I can’t quite figure out why the reporter feels compelled to respond to Sam’s announcement this way. Nothing seems to support this position – not Sam’s statements or the coach’s statements.
I find the reporter’s statements about how there were “subtle touches” during the season really odd. Looking back he says the fact that Sam wore a rainbow-colored wrist-bands was a clue. Really? Made me think of that time when a public figure announced that a children’s character was gay because it carried a purple purse. Personally, I thought those critters were some of the most asexual characters ever created.

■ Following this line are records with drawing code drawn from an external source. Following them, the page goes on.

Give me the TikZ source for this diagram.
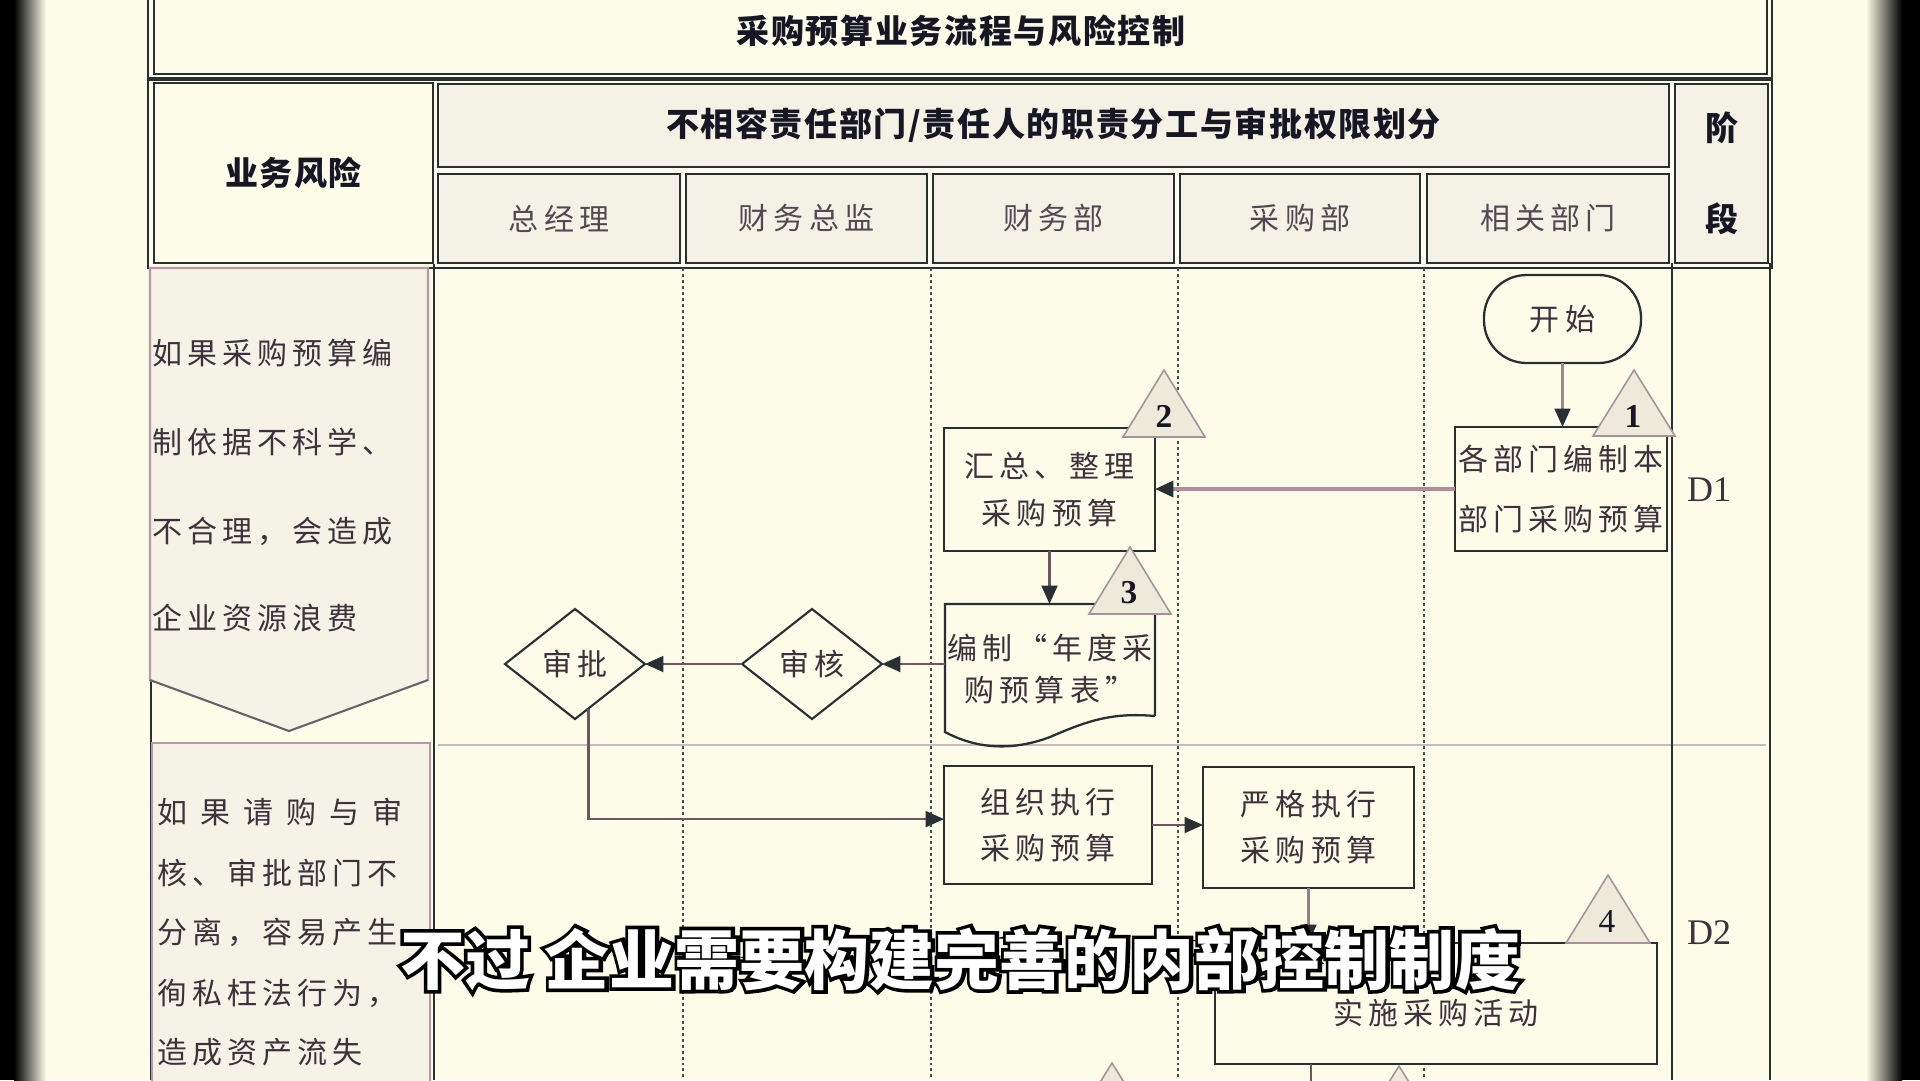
\documentclass[tikz,border=0pt]{standalone}
\usepackage{fontspec}
\setmainfont{Liberation Serif}
\newfontfamily\cjk[LetterSpace=17]{Noto Sans CJK SC}
\newfontfamily\cjkb[LetterSpace=5]{Noto Sans CJK SC}
\newfontfamily\cjksub{Noto Sans CJK SC}
\newfontfamily\cjksubol[FakeBold=11]{Noto Sans CJK SC}
\usetikzlibrary{shapes.geometric,arrows.meta,calc}
\definecolor{bg}{RGB}{252,252,232}
\definecolor{hdr}{RGB}{243,242,228}
\definecolor{riskfill}{RGB}{244,243,230}
\definecolor{trifill}{RGB}{238,234,218}
\definecolor{frame}{RGB}{40,48,52}
\definecolor{conn}{RGB}{112,84,98}
\definecolor{pinkline}{RGB}{176,140,158}
\definecolor{sepc}{RGB}{204,184,194}
\definecolor{pinkb}{RGB}{186,150,168}
\definecolor{txt}{RGB}{58,50,60}
\definecolor{htxt}{RGB}{80,72,85}
\definecolor{btxt}{RGB}{22,22,36}
\definecolor{trib}{RGB}{168,145,155}
\newcommand\myrf[1]{\cjk\fontsize{17.07}{#1}\selectfont}
\tikzset{
  every node/.style={inner sep=0pt,outer sep=0pt},
  cell/.style={draw=frame,line width=1.2pt,fill=hdr},
  box/.style={draw=frame,line width=1.3pt,fill=bg,align=center,text=txt,font={\myrf{26.2}}},
  lbl/.style={font={\myrf{20}},text=txt},
  hlbl/.style={font={\myrf{20}},text=htxt},
  blbl/.style={font={\cjkb\bfseries\fontsize{18.78}{22}\selectfont},text=btxt},
  dia/.style={diamond,draw=frame,line width=1.2pt,fill=bg,minimum width=2.8cm,minimum height=2.2cm,font={\myrf{20}},text=txt},
  arr/.style={draw=conn,line width=1.4pt,-{Triangle[length=10.5pt,width=9pt,color=frame]}},
  lane/.style={draw=frame!85,line width=0.7pt,dash pattern=on 1.7pt off 1.7pt},
  tri/.style={draw=trib,line width=0.9pt,fill=trifill},
  trinum/.style={font={\bfseries\fontsize{19}{20}\selectfont},text=btxt},
  stagelbl/.style={font={\fontsize{20.5}{22}\selectfont},text=txt},
  subfont/.style={font={\cjksub\bfseries\fontsize{37}{40}\selectfont}},
  subol/.style={font={\cjksubol\bfseries\fontsize{37}{40}\selectfont}},
}
\begin{document}
\begin{tikzpicture}[x=0.02cm,y=-0.02cm]
\useasboundingbox (0,0) rectangle (1920,1080);
\clip (0,0) rectangle (1920,1080);
\fill[bg] (0,0) rectangle (1920,1080);

% title table
\draw[frame,line width=0.9pt] (148,-10) rectangle (1772,78);
\draw[frame,line width=0.9pt] (154,-10) rectangle (1767,74);
\node[blbl] (title) at (961,31) {采购预算业务流程与风险控制};

% header table
\draw[frame,line width=0.9pt] (148,80) rectangle (1772,268);
\node[cell,fill=bg,minimum width=5.58cm,minimum height=3.6cm,blbl] (hrisk) at (293.5,173) {业务风险};
\node[cell,minimum width=24.62cm,minimum height=1.66cm,blbl] (hduty) at (1053.5,125.5) {不相容责任部门/责任人的职责分工与审批权限划分};
\node[cell,minimum width=4.84cm,minimum height=1.78cm,hlbl] (h1) at (559,218.5) {总经理};
\node[cell,minimum width=4.82cm,minimum height=1.78cm,hlbl] (h2) at (806.5,218.5) {财务总监};
\node[cell,minimum width=4.82cm,minimum height=1.78cm,hlbl] (h3) at (1053.5,218.5) {财务部};
\node[cell,minimum width=4.80cm,minimum height=1.78cm,hlbl] (h4) at (1300,218.5) {采购部};
\node[cell,minimum width=4.84cm,minimum height=1.78cm,hlbl] (h5) at (1548,218.5) {相关部门};
\node[cell,minimum width=1.86cm,minimum height=3.58cm,blbl,align=center,font={\cjkb\bfseries\fontsize{18.78}{51.8}\selectfont}] (hstage) at (1721.5,173.5) {阶\\段};

% body lines
\draw[lane] (683,268) -- (683,1080);
\draw[lane] (931,268) -- (931,1080);
\draw[lane] (1178,268) -- (1178,1080);
\draw[lane] (1424,268) -- (1424,1080);
\draw[sepc,line width=1.1pt] (438,745) -- (1766,745);
\draw[frame,line width=1.4pt] (151,268) -- (151,1080);
\draw[frame,line width=1.4pt] (434,264) -- (434,1080);
\draw[frame,line width=1.6pt] (1672,263) -- (1672,1080);
\draw[frame,line width=1.6pt] (1770,263) -- (1770,1080);

% risk boxes
\filldraw[fill=riskfill,draw=pinkb,line width=1.2pt] (150,268) -- (428,268) -- (428,680) -- (289,731) -- (150,680) -- cycle;
\draw[draw=frame!75,line width=1pt] (428,680) -- (289,731) -- (150,680);
\node[lbl,anchor=west] (ra1) at (152,353) {如果采购预算编};
\node[lbl,anchor=west] (ra2) at (152,442) {制依据不科学、};
\node[lbl,anchor=west] (ra3) at (152,531) {不合理，会造成};
\node[lbl,anchor=west] (ra4) at (152,618) {企业资源浪费};
\filldraw[fill=riskfill,draw=pinkb,line width=1.4pt] (152,743) rectangle (430,1100);
\node[lbl,anchor=west] (rb1) at (157,812) {\makebox[140pt][s]{如\hfil 果\hfil 请\hfil 购\hfil 与\hfil 审}};
\node[lbl,anchor=west] (rb2) at (157,873) {核、审批部门不};
\node[lbl,anchor=west] (rb3) at (157,932) {分离，容易产生};
\node[lbl,anchor=west] (rb4) at (157,993) {徇私枉法行为，};
\node[lbl,anchor=west] (rb5) at (157,1052) {造成资产流失};

% flow nodes
\node[box,minimum width=3.14cm,minimum height=1.76cm,rounded corners=0.85cm] (start) at (1562.5,319) {开始};
\node[box,minimum width=4.24cm,minimum height=2.48cm,font={\myrf{34.7}}] (gb) at (1561,489) {各部门编制本\\部门采购预算};
\node[box,minimum width=4.22cm,minimum height=2.46cm,font={\myrf{26.7}}] (hz) at (1049.5,489.5) {汇总、整理\\采购预算};
\node[lbl,align=center,minimum width=4.2cm,minimum height=2.6cm,font={\myrf{23.9}}] (doc) at (1050,669) {编制“年度采\\购预算表”};
\draw[frame,line width=1.3pt] (1155,716) -- (doc.north east) -- (doc.north west) -- (945,732)
  .. controls (975,748) and (1010,752) .. (1050,737)
  .. controls (1085,722) and (1110,712) .. (1155,716);
\node[dia] (sh) at (812,664) {审核};
\node[dia] (sp) at (575,664) {审批};
\node[box,minimum width=4.16cm,minimum height=2.36cm] (zz) at (1048,825) {组织执行\\采购预算};
\node[box,minimum width=4.22cm,minimum height=2.42cm] (yg) at (1308.5,827.5) {严格执行\\采购预算};
\node[box,minimum width=8.84cm,minimum height=2.42cm] (ss) at (1436,1003.5) {};
\node[lbl] (sstext) at (1436,1013) {实施采购活动};

% connectors
\draw[arr,draw=pinkline!80!conn,line width=1.3pt] (start.south) -- (start.south |- gb.north);
\draw[arr,draw=pinkline,line width=2.2pt] (gb.west) -- (gb.west -| hz.east);
\draw[arr] (hz.south) -- (hz.south |- doc.north);
\draw[arr] (doc.west |- sh.east) -- (sh.east);
\draw[arr] (sh.west) -- (sp.east);
\draw[arr] ($(sp.south)!0.19!(sp.east)$) |- ($(zz.north west)!0.45!(zz.south west)$);
\draw[arr] (zz.east) -- (zz.east -| yg.west);
\draw[arr,draw=pinkline!70!conn] (yg.south) -- (yg.south |- ss.north);
\coordinate (ssout) at (1311,1090);
\draw[draw=conn,line width=1.4pt] (ss.south -| ssout) -- (ssout);

% risk-point triangles
\draw[tri] (1634,370) -- (1675,436) -- (1593,436) -- cycle;
\node[trinum] (n1) at (1633,416) {1};
\draw[tri] (1164,370) -- (1205,437) -- (1123,437) -- cycle;
\node[trinum] (n2) at (1164,416) {2};
\draw[tri] (1130,547) -- (1171,614) -- (1089,614) -- cycle;
\node[trinum] (n3) at (1129,593) {3};
\draw[tri] (1608,875) -- (1650,943) -- (1566,943) -- cycle;
\node[trinum,font={\fontsize{19}{20}\selectfont}] (n4) at (1607,921) {4};
\draw[tri] (1112,1063) -- (1153,1129) -- (1071,1129) -- cycle;
\draw[tri] (1399,1066) -- (1440,1132) -- (1358,1132) -- cycle;

% stages
\node[stagelbl] (d1) at (1709,490) {D1};
\node[stagelbl] (d2) at (1709,933) {D2};

% subtitle (outlined)
\node[subol,text=black] (subo) at (960,959) {不过 企业需要构建完善的内部控制制度};
\node[subfont,text=white] (sub) at (960,959) {不过 企业需要构建完善的内部控制制度};

% vignette
\fill[black] (0,0) rectangle (14,1080);
\shade[left color=black,right color=bg] (14,0) rectangle (46,1080);
\shade[left color=bg,right color=black] (1866,0) rectangle (1902,1080);
\fill[black] (1902,0) rectangle (1920,1080);
\end{tikzpicture}
\end{document}
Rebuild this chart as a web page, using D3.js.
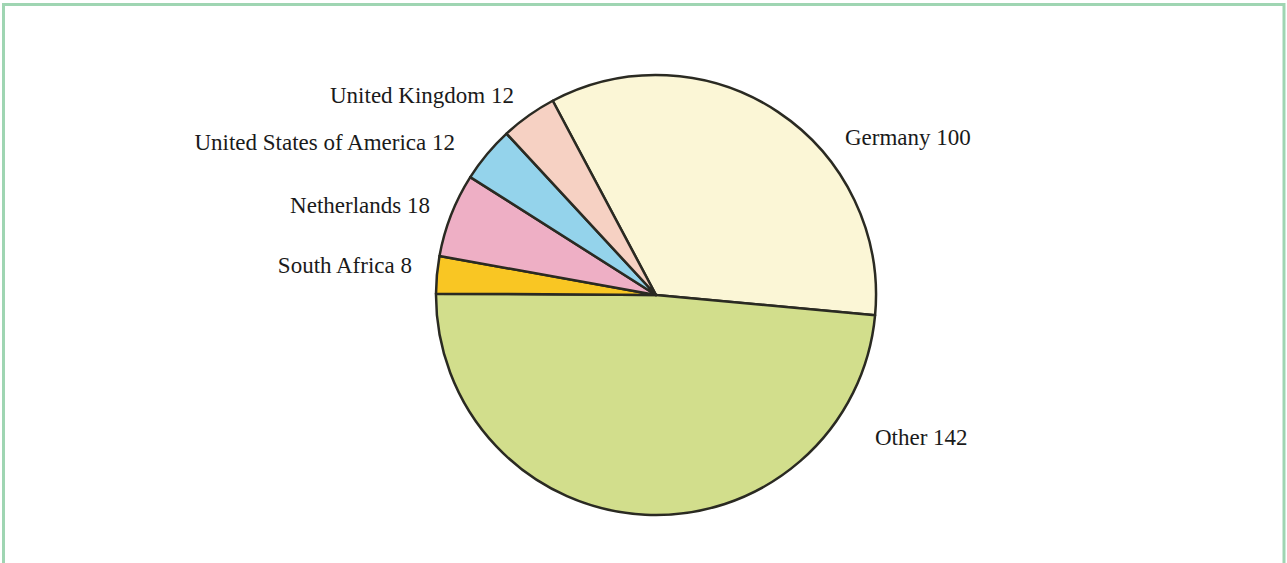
<!DOCTYPE html>
<html>
<head>
<meta charset="utf-8">
<script src="https://cdn.jsdelivr.net/npm/d3@7"></script>
<style>
  html, body { margin: 0; padding: 0; background: #fff; }
  svg { display: block; }
</style>
</head>
<body>
<svg id="chart" width="1287" height="563"></svg>
<script>
// Data
const categories = ["Germany", "Other", "South Africa", "Netherlands", "United States of America", "United Kingdom"];
const values = [100, 142, 8, 18, 12, 12];
const colors = ["#fbf6d6", "#d2de8c", "#f9c623", "#eeafc5", "#94d3eb", "#f6d1c3"];

// Layout (label placement relative to pie centre, in px)
const labelLayout = {
  "Germany": [189, -150, "start"],
  "Other": [219, 150, "start"],
  "South Africa": [-244, -22, "end"],
  "Netherlands": [-226, -82, "end"],
  "United States of America": [-201, -145, "end"],
  "United Kingdom": [-142, -192, "end"]
};

const W = 1287, H = 563;
const svg = d3.select("#chart");

// frame
svg.append("rect")
  .attr("x", 3.5).attr("y", 4.5)
  .attr("width", W - 6.5).attr("height", H + 20)
  .attr("fill", "none")
  .attr("stroke", "#9fd5b2")
  .attr("stroke-width", 3);

const cx = 656, cy = 295, R = 220;
const startDeg = -28;

const data = categories.map((c, i) => ({ name: c, value: values[i], color: colors[i] }));

const pie = d3.pie()
  .value(d => d.value)
  .sort(null)
  .startAngle(startDeg * Math.PI / 180)
  .endAngle(startDeg * Math.PI / 180 + 2 * Math.PI);

const arc = d3.arc().innerRadius(0).outerRadius(R);

const g = svg.append("g").attr("transform", `translate(${cx},${cy})`);

g.selectAll("path.slice")
  .data(pie(data))
  .join("path")
  .attr("class", "slice")
  .attr("d", arc)
  .attr("fill", d => d.data.color)
  .attr("stroke", "#2a2a22")
  .attr("stroke-width", 2.5)
  .attr("stroke-linejoin", "round");

g.selectAll("text.lbl")
  .data(pie(data))
  .join("text")
  .attr("class", "lbl")
  .attr("x", d => labelLayout[d.data.name][0])
  .attr("y", d => labelLayout[d.data.name][1])
  .attr("text-anchor", d => labelLayout[d.data.name][2])
  .attr("font-family", "'Liberation Serif', 'DejaVu Serif', serif")
  .attr("font-size", 23)
  .attr("fill", "#1a1a1a")
  .text(d => `${d.data.name} ${d.data.value}`);
</script>
</body>
</html>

The reporter said many reporters in Missouri knew of Sam’s secret and this was why Sam didn’t do interviews with the media after games during the season. If Sam didn’t do interviews during the season, maybe it was because he wanted the media to focus on the team and not his sexual orientation. Maybe it was because Sam’s private life wasn’t anyone’s business to reveal except Sam.
Whenever stories like this appear – first woman to …, first Hispanic to …, first African-American to… – I think back to a conversation I had with fellow journalism students in our newsroom when we had a story about one of these “firsts” back in the early 80s. The consensus was that we were looking forward to a day in the not too distant future when these stories wouldn’t be stories worthy of coverage in a newscast. Not that the achievements of the individual weren’t worthy, but that we wouldn’t feel compelled to run the story just because the person was a “first.” Sadly, we still haven’t reached that day.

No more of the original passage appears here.